What, I wonder, did he mean, and more importantly, what does he intend to do about it? Buy their shares back at a premium perhaps, or give them a bum deal when British Gas is split and leave them with the unprofitable retail arm of the company while the fat cats and the institutional shareholders make off with the profitable exploration and transmission business? We should, in the immortal words of Sir John Junor, be told.

It is easy to see that the several hundred thousand small shareholders, the survivors of the million or more Sids who put up their money for a punt on a share issue in the Eighties, are a nuisance to the company. They need to be sent a dividend cheque twice a year and some form of report and accounts; the cost in postage alone is substantial.

But supporters of shareholder democracy may be slightly uneasy in case Mr Giordano is also objecting to the possibility of massed ranks of shareholders turning up at meetings and disrupting the proceedings with rude protests about fat cats and their salaries. Companies are not true democracies because the small shareholders are easily outvoted by the big institutions, but it would be a pity if the voice and the interests of small shareholders were diminished even further.

Small shareholders have every right to express their disappointment at the performance of British Gas shares in recent months. The company has stumbled over the massive long-term contracts it agreed to buy gas at prices now well above the market, and shareholders have a right to know why these contracts were not re-negotiated or hedged before the situation reached its current stage.

Mr Giordano's remarks also run contrary to the ethos of good company practice, which has in the past welcomed the presence of a large body of small shareholders, especially employees, taking an interest in the firms that provide their jobs and pensions.

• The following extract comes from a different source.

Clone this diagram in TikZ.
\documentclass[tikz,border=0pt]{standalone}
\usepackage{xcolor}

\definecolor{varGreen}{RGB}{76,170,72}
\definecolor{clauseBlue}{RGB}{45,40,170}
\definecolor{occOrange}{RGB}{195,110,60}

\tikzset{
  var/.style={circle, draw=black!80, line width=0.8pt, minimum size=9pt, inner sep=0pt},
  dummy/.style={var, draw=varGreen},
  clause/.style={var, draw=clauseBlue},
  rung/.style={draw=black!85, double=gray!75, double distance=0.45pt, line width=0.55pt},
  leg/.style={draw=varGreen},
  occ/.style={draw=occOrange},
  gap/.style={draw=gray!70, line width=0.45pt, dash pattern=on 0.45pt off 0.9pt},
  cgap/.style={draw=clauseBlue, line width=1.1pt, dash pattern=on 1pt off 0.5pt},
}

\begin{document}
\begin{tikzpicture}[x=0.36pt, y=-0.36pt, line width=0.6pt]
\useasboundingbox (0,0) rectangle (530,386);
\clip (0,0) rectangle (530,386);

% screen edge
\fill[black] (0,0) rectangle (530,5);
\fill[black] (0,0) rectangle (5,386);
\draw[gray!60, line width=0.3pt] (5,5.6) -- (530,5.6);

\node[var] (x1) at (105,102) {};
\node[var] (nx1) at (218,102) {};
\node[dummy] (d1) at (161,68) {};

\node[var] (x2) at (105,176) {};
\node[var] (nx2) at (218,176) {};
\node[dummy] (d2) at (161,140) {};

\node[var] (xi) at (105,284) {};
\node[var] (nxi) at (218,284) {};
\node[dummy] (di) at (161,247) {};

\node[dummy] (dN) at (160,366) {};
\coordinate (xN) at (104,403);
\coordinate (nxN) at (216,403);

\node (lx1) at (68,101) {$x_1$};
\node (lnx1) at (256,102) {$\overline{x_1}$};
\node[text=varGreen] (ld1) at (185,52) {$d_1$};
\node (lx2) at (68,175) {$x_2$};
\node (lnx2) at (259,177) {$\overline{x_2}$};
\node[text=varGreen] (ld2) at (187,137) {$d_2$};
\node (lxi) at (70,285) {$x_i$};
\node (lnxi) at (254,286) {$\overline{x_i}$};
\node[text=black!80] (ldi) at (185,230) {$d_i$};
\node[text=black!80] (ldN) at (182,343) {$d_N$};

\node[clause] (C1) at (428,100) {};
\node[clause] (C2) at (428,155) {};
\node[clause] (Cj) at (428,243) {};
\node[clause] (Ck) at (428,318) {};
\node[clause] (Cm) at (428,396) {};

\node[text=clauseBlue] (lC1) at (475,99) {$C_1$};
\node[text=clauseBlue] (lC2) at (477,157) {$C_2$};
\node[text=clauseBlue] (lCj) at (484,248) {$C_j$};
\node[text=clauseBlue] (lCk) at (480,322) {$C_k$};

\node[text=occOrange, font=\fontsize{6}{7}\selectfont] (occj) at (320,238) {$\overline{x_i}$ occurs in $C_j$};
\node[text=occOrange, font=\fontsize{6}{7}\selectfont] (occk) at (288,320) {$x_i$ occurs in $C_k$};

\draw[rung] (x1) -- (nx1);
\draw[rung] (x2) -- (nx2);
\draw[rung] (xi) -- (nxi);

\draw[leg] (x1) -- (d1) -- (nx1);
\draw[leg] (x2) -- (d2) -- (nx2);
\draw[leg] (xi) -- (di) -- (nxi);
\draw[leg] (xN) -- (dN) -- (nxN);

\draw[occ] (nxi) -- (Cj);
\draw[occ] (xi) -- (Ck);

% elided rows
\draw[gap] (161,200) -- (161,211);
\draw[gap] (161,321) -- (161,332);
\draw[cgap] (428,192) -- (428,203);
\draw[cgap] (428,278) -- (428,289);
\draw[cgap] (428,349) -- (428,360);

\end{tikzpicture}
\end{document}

The Government also has an interest in the outcome of the debate. Shareholders accept risks in the hope of rewards, but the Government led them into shareholding and actively encouraged them to go in not just for a punt but for the long term.

On balance, investors with a portfolio of privatisation stocks should be quite pleased with returns they have had over the years.

But human nature being what it is, shareholders in British Gas who have had a bad experience over the past year, will remember the bad times more than the good, and add it to their sense of disillusionment with the Government's overall economic performance.

If it is saddled in the public mind with responsibility for a collapsed property market, negative equity, the hyping of personal pension plans that led to mass mis-selling and also for leaving small shareholders in British Gas in the lurch, the Government will stand no chance at the polls, even if every member of the shadow cabinet is regularly exposed as saying one thing and doing another.